Her musical evolution is constant, but the mood and underlying concepts, perhaps, do have their consistencies. “The music is definitely a story about driving into the desert at night or walking on rooftops in the fog in desolate edges of a city and mountainside,” she writes. “My work is definitely about those places in between. A foggy field or entrance.”

Poling does not simply rotate home bases, but seems to be touring at least a couple times each year—to be on the road is to be consistently in flux, inhabiting liminal spaces. Her visuals are constantly changing, too—touring for Poling means new prints, bags, shirts, props, and effects. She creates all her merch by hand, getting screens burned near her house in downtown Los Angeles, printing and painting in her art studio outside the garment district.
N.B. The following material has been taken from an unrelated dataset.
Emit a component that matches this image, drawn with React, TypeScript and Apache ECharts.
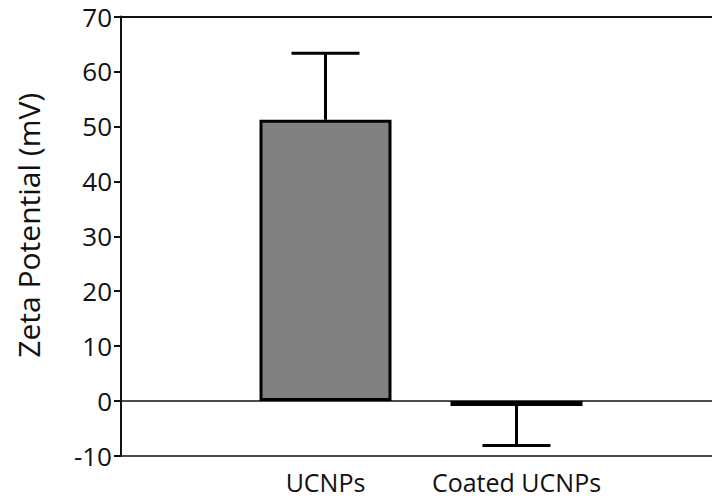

Poling says her new four-song EP, Light Mass Body, for the L.A. label Difficult Interactions, is a release about love; she calls it “probably [her] favorite recordings to date.” It’s a battering ram of a record, with crisp production and massive sound. Poling’s vocals are intense—they pierce through heavy industrial maelstroms with clarity intact. Paired with the album’s cyborgian psychedelic artwork, the scale of sound on Light Mass Body shows Poling reaching new artistic heights, which will surely lead to appropriately special live props, and transcendent tours. Few artists can say “long live the new flesh” as genuinely.